Не стану уточнять, где именно я преподавал. Это тоже никого не касается. Ведь это как клеймо. «А, он преподавал там-то и там-то, — скажут люди. — Это многое объясняет». Однако, что именно это объясняет, им и самим невдомек. Я учитель истории. Я был учителем истории. Десять лет назад я завершил свою карьеру. Вынужден был завершить, хотя ни то ни другое в моем случае не отражает всей правды. Распространяться о которой в любом случае не стоит.
Все началось в поезде, следовавшем в Берлин. Начало конца, начало (вынужденного) конца моей карьеры. Весь процесс длился от силы два-три месяца. Стоило ему начаться, как он стал набирать бешеную скорость. Подобно злокачественной болезни.
Задним числом я не жалею об этом — моя деятельность на преподавательском поприще и так затянулась. Я сидел в пустом вагоне и глядел в окно. Первые полчаса мимо проносились лишь березы, но потом их сменили спальные районы какого-то городка. Я смотрел на дома и садики у самого полотна железной дороги. В каком-то садике сушились белые простыни, в другом висели качели. Стоял холодный ноябрьский день. На улице не было ни души. «Может, тебе взять отпуск? — предложила Клэр. — Поезжай куда-нибудь на недельку». Она заметила мою повышенную раздражительность. Наверняка из-за работы, из-за школы. «Для меня загадка, как ты выдерживаешь такую нагрузку, — сказала она. — Не стоит во всем винить себя». Мишелу тогда не исполнилось и четырех, он три дня в неделю посещал детский сад, и эти три дня целиком принадлежали Клэр. Неделю они легко справятся вдвоем.

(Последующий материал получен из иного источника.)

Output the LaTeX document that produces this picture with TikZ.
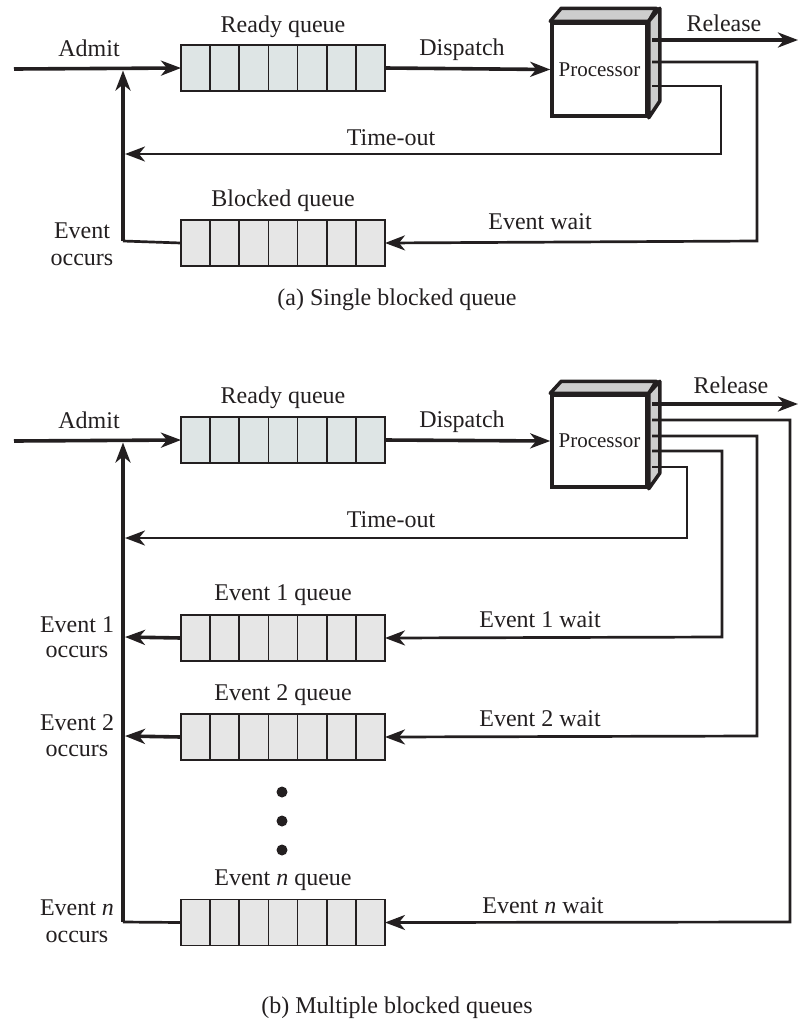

Я колебался сперва между Римом и Барселоной, с их пальмами и кафешками, но в конце концов остановил свой выбор на Берлине, прежде всего потому, что никогда там не был. Поначалу я испытывал приятное возбуждение от предстоящей поездки. В компактный чемодан я упаковал минимум вещей. Возбуждение длилось вплоть до вокзала, где поезд в Берлин уже ждал отправления. Поначалу все шло как по маслу. Я без сожаления провожал глазами блочные дома и промышленные зоны. Мелькали пейзажи с коровами, каналами, высоковольтными мачтами, но мой взгляд был по-прежнему устремлен вперед. Затем возбуждение сменилось чем-то иным. Я подумал о Клэр и Мишеле. О расстоянии, нас разделяющем. Я представлял себе Мишела на детском велосипедном сиденье, Клэр — перед входом в детский сад, ее руку с ключом от нашей двери.
К тому времени, как поезд въехал на немецкую территорию, я уже несколько раз сходил в вагон-ресторан за свежим пивом. Пути назад не было.
Как раз в этот момент я увидел дома и садики. Повсюду живут люди, подумал я. Их так много, что они заселяют каждый свободный клочок земли, обустраивая свое жилье даже у железной дороги.
Из гостиничного номера я позвонил Клэр, стараясь говорить непринужденно.
— Что случилось? — сразу спросила Клэр. — С тобой все в порядке?
— Как дела у Мишела?
— Хорошо. Он слепил из пластилина слоника. Вот, послушай, он сам тебе расскажет. Мишел, тебя папа к телефону…
Нет, хотел сказать я. Не надо.
— Папа…
— Привет, малыш. Мама говорит, ты слепил слоника?
— Папа?
Я должен был подобрать какие-то слова. Но не мог.
— Папа, ты простудился?
В последующие дни я силился изображать из себя заинтересованного туриста. Я прогуливался возле развалин Берлинской стены, обедал в ресторанах, где, согласно путеводителю, питаются простые берлинцы. Хуже всего было вечерами. Я стоял перед окном своего номера и смотрел на уличное движение, на тысячи огней, на спешащих неведомо куда людей.